Contre-visite dans la salle Covid-19 du 4e étage : 9 malades sur 12 lits. Mais ce jour-là, aucune place n’est disponible en réanimation. Dans le secteur médical Covid + de 124 lits, seules 10 places sont vacantes. On doit compter une infirmière et une aide-soignante pour 6 lits. Si le compte n’y est pas, on n’accepte pas plus de patients. Et ce week-end-là, le compte n’y était pas la nuit. Il a suffi d’une infirmière qui n’a pas pu se déplacer pour raison personnelle au dernier moment. La direction des soins fait son maximum pour gérer l’imprévisible. À ces 9 patients s’ajoutent les 10 présents dans l’unité créée de toutes pièces lorsque l’épidémie a pris son envol. Patients qu’on récupère des espaces hospitaliers laissés vacants dans le sillage de la fermeture des lits faute de personnel. Ces unités fonctionnent comme celles des services qui n’ont pas fermé, c’est l’un des miracles de cette réorganisation de crise. Sur les 9 malades présents au 4e, il y a 3 femmes et 6 hommes, la moyenne d’âge est de soixante-quatre ans, le plus jeune a vingt-quatre ans et le plus vieux… est né en septembre 1920. Le Covid a abrasé toute extraterritorialité. Les patients viennent de la proximité, essentiellement du xxe, du xixe, et du 93.
On fait le point sur les entrants du week-end.
À la chambre 1, se trouve un homme de soixante-quinze ans, entré par les urgences. Il a de nombreux antécédents dont une insuffisance rénale, un diabète et une fièvre depuis quinze jours avec frissons, douleurs dans les muscles, et diarrhées. Il n’a pas de signes pulmonaires. Le test naso-pharyngé se révélera négatif, pourtant le scanner est évocateur de Covid-19. Il sera considéré comme tel et traité avec ce que l’on peut.
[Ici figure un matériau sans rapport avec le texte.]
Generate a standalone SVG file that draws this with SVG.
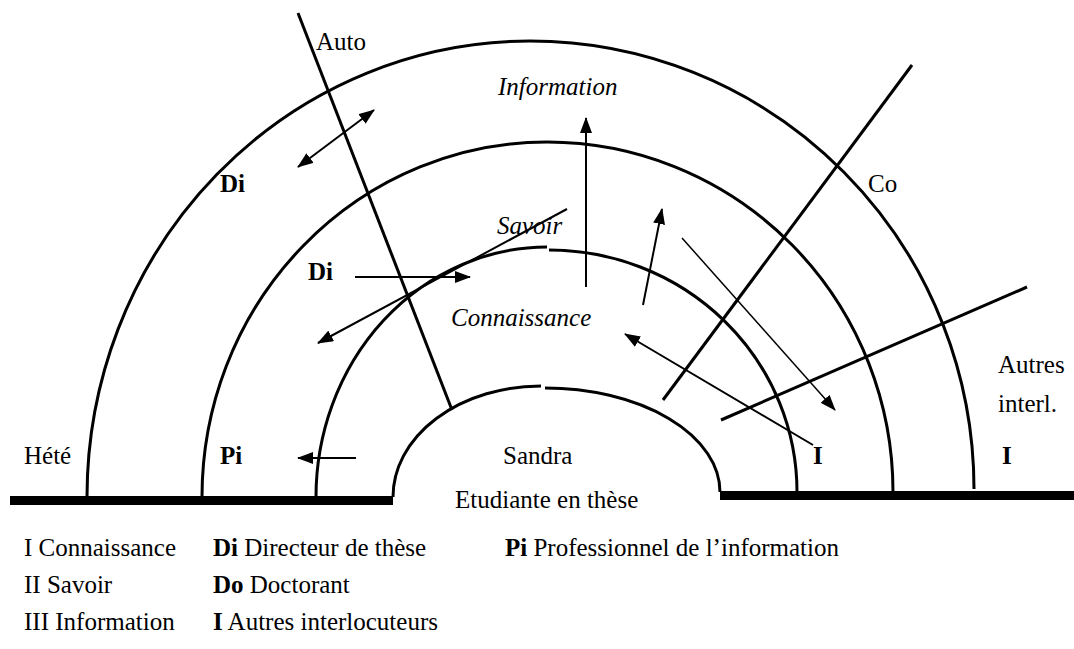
<svg xmlns="http://www.w3.org/2000/svg" width="1074" height="649" viewBox="0 0 1074 649">
<style>
text{font-family:"Liberation Serif","Times New Roman",serif;font-size:25px;fill:#000}
.b{font-weight:bold}
.i{font-style:italic}
.arc{fill:none;stroke:#000;stroke-width:3}
.ln{fill:none;stroke:#000;stroke-width:3}
.ar{fill:none;stroke:#000;stroke-width:2}
.thin{fill:none;stroke:#000;stroke-width:1.5}
</style>
<defs>
<marker id="ah" markerUnits="userSpaceOnUse" markerWidth="16" markerHeight="12" refX="15" refY="6" orient="auto-start-reverse"><path d="M0,0 L16,6 L0,12 z" fill="#000"/></marker>
</defs>
<rect width="1074" height="649" fill="#fff"/>
<g id="base">
<rect x="10" y="496" width="383" height="9" fill="#000"/>
<rect x="720" y="491" width="354" height="9" fill="#000"/>
</g>
<g id="ring-information"><path class="arc" d="M87 497 A443 456 0 0 1 530 41 A444 448 0 0 1 974 489"/></g>
<g id="ring-savoir"><path class="arc" d="M202 497 A345 355 0 0 1 547 142 A346 350 0 0 1 893 492"/></g>
<g id="ring-connaissance"><path class="arc" d="M316 497 A231 250 0 0 1 547 247"/><path class="arc" d="M549 250 A248 242 0 0 1 797 492"/></g>
<g id="sandra"><path class="arc" d="M393 497 A148 111 0 0 1 541 386"/><path class="arc" d="M545 388 A175 104 0 0 1 720 492"/>
<text x="503" y="464">Sandra</text><text x="455" y="508">Etudiante en thèse</text></g>
<g id="connectors">
<line class="ln" x1="298" y1="13" x2="452" y2="410"/>
<line class="ln" x1="912" y1="65" x2="663" y2="400"/>
<line class="ln" x1="1027" y1="287" x2="721" y2="420"/>
<line class="ar" x1="567" y1="209" x2="318" y2="343" marker-end="url(#ah)"/>
<line class="ar" x1="586" y1="287" x2="586" y2="118" marker-end="url(#ah)"/>
<line class="ar" x1="643" y1="305" x2="662" y2="209" marker-end="url(#ah)"/>
<line class="thin" x1="682" y1="238" x2="835" y2="410" marker-end="url(#ah)"/>
<line class="ar" x1="813" y1="445" x2="625" y2="334" marker-end="url(#ah)"/>
<line class="ar" x1="355" y1="277" x2="470" y2="277" marker-end="url(#ah)"/>
<line class="ar" x1="298" y1="167" x2="374" y2="110" marker-start="url(#ah)" marker-end="url(#ah)"/>
<line class="ar" x1="356" y1="458" x2="298" y2="458" marker-end="url(#ah)"/>
</g>
<g id="labels">
<text x="316" y="50">Auto</text>
<text class="i" x="498" y="95">Information</text>
<text class="b" x="220" y="192">Di</text>
<text x="868" y="192">Co</text>
<text class="i" x="497" y="234">Savoir</text>
<text class="b" x="308" y="280">Di</text>
<text class="i" x="451" y="326">Connaissance</text>
<text x="998" y="373">Autres</text>
<text x="998" y="412">interl.</text>
<text x="24" y="464">Hété</text>
<text class="b" x="220" y="464">Pi</text>
<text class="b" x="813" y="464">I</text>
<text class="b" x="1002" y="464">I</text>
</g>
<g id="legend">
<text x="24" y="556">I Connaissance</text>
<text x="24" y="593">II Savoir</text>
<text x="24" y="630">III Information</text>
<text x="213" y="556"><tspan class="b">Di</tspan> Directeur de thèse</text>
<text x="213" y="593"><tspan class="b">Do</tspan> Doctorant</text>
<text x="213" y="630"><tspan class="b">I</tspan> Autres interlocuteurs</text>
<text x="505" y="556"><tspan class="b">Pi</tspan> Professionnel de l’information</text>
</g>
</svg>
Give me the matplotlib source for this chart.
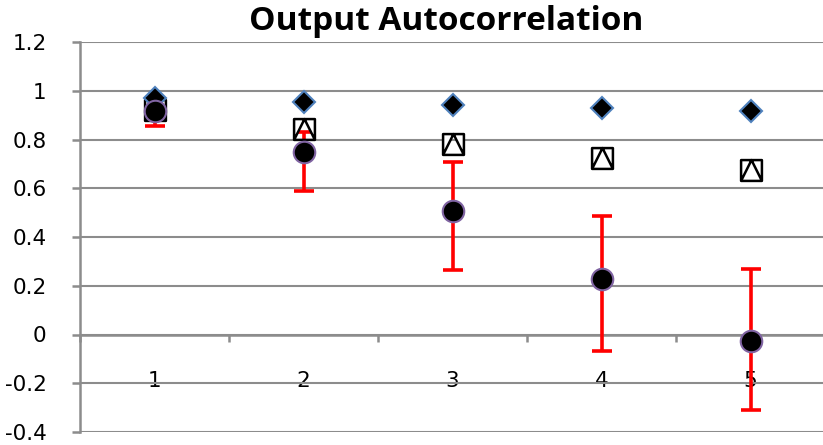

Au 4, il y a une femme de soixante-sept ans, avec aussi des antécédents sévères dont une sclérose en plaques. Elle est alimentée par une gastrostomie, ce tuyau qui, posé chirurgicalement directement au travers de la peau, au niveau de l’estomac, permet de s’alimenter quand il n’est plus possible d’avaler, et a une sonde urinaire. Elle, c’est le cas inverse : le scanner pulmonaire est complètement normal, mais le test de dépistage du Covid s’avère positif. Elle vient d’une structure adaptée à son handicap et l’enquête de l’ARS établira si oui ou non elle a contaminé d’autres patients de son institution.
La chambre 6 est occupée par un homme de soixante et onze ans. Il n’a pas de facteur de risque à part une élévation modérée du cholestérol. Il est entré avec des signes plutôt mineurs : mal à la tête, dégoût alimentaire et grande fatigue. Pourtant quand il se présente aux urgences, il a besoin de 4 litres d’oxygène. Lui aussi s’avérera négatif au test de dépistage dont on rappelle que dans 30 % des cas il passe à côté du diagnostic, alors que le scanner est considéré comme un scanner pulmonaire de Covid-19. Il sera présenté aux réanimateurs dès le lendemain pour un éventuel transfert en cas d’aggravation. Sa place en réanimation sera assurée, pas certain que ce soit à Tenon compte tenu du taux d’occupation de 200 % avec 42 lits.
Demain, ce sera le retour de deux internes mis en quarantaine pour cause d’infection au Covid-19, guéris. Ils seront affectés à la prise en charge des patients atteints de la même maladie qu’eux, dans une forme plus sévère.